Einer allerdings war im Sortiment von 2005 dabei, einer von den kleinen, der hat es mir richtig angetan. Vom roten Schiefer heißt er, kostete damals so um die 9 Euro und ist über zwei, drei Jahre in einer Auflage von etwa 180 Flaschen in meinen Keller gewandert. Wohl der Wein, von dem ich in meinem Leben am meisten getrunken habe. Ich konnte einfach nicht genug davon kriegen. Weil er so herrlich elegant ganz ohne Pattexnoten zwischen Frucht und Mineralität dahintänzelte, weil Säure und Süße so perfekt balanciert waren, der Restzucker gerade mal einen Hauch höher als es ein trockener Wein noch haben dürfte. Und weil diese Eleganz dennoch nicht dazu führte, dass er sich in Leichtigkeit verlor, das Zeug hatte richtig Druck. Da die Nachfolgejahrgänge deutlich anders ausfielen - bei 2006 dem eher schwächeren Jahr absolut verständlich, bei 2007 dann doch eher verwunderlich - kaufte ich immer wieder den 2005er nach und blieb dem alten Freunde treu. Nach gut drei Jahren dann allerdings war er ein wenig durch“, verlor an Biss und Griffigkeit, wurde etwas müde. Aber ein paar Flaschen hatte ich mir noch auf die Seite gelegt, weil ich irgendwie die Hoffnung hatte, dass der Wein noch einmal kommen könnte. Und dem bin ich heute mal auf den Grund gegangen. Rieslingrodeo mit Cowboy Willi. Ich will wissen, was aus meinem Liebling geworden ist. Wo ist mein eleganter Tänzer geblieben, das kriege ich raus, zur Not im Verhör mit drittem Grad vor der 150 Watt-Lampe. Ääähhh, ach ja, 150 Watt, das ist mit den Energiesparfunzeln gar nicht so einfach. Na gut, also ganz normale Verkostung.
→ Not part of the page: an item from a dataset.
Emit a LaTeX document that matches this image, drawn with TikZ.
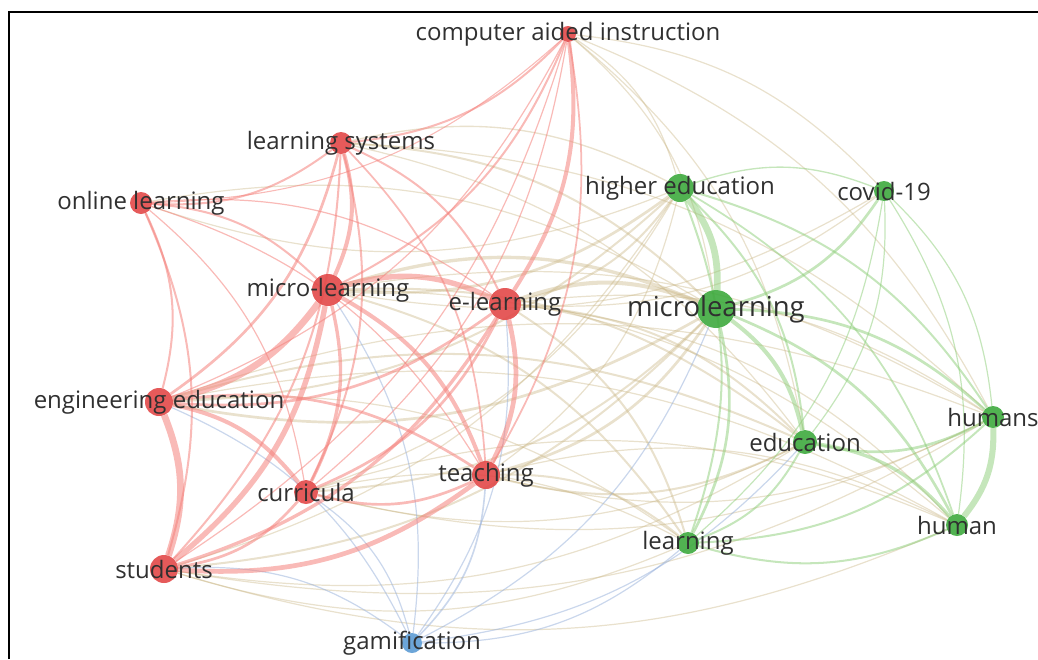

In der Nase sehr ausgeprägter überreifer Apfel. Dazu aber auch likörige pfirsichduftige Noten,noch immer geradezu krawallige Mineralität und ein karamelliger Hauch, der weniger an Botrytis als an die feine Firne einer sehr gereiften trockenen Auslese erinnert.
Am Gaumen ebenfalls sehr kräftig. Die etwas müdere Phase zwischendrin scheint er tatsächlich hinter sich gelassen zu haben. Oder nein, das ist nicht ganz präzise formuliert. Kurz nach dem Einschenken baut er tatsächlich etwas ab und scheint wieder in diese Müdigkeit zu verfallen. Doch dann kommt von irgendwo mit mehr Luft eine Art Frischzellendoping und er legt wieder zu. Ohne dass er wieder so geworden wäre wie zuvor, er kommt in der Anfangsphase erst mit karamelligem Apfel, ein wenig auf der bratapfeligen Seite, nach dem Zwischentief dann plötzlich mit noch recht saftig-frischer Birne, der Abgang wird rapide lebendiger, druckvoller und länger. Er wirkt nun zwar nicht mehr müde, aber irgendwie deutlich älter als er ist. Wie ein hochwertigerer Wein, der in Ehren gereift ist, eine halbtrockene Auslese vielleicht, die an die zwölf Jahre auf dem Buckel hat. Auch am Gaumen ist diese fast botrytische Honignote im Hintergrund präsent, die ihm gleichzeitig eine ordentliche Süße mit ins Gepäck gibt. Noch immer recht viel Druck am Zäpfchen. Aber die Balance zwischen Frucht und Mineralität scheint nicht mehr ganz so perfekt wie einst im Mai. Ja, ich muss es zugeben, er hat mir vor zwei Jahren dann doch noch besser gefallen. Damals war ich bei 89 bis 90 von 100 Willipunkten, heute muss er mit 86 bis 87 auskommen.
Dennoch ein Phänomen, ein Wein der über die Jahre immer wieder sein Gesicht verändert, auch im Glas über zwei, drei Stunden hinweg ein wilder Ritt über Höhen und Tiefen. Rieslingrodeo eben, da ziehe ich den Cowboyhut. P.S. Vor einer Woche habe ich den 2009er probiert, und der, ja der, na ja, kommt vielleicht wieder so ungefähr an den 2005-er heran. Vielleicht habe ich ja doch wieder meinen Saufwein?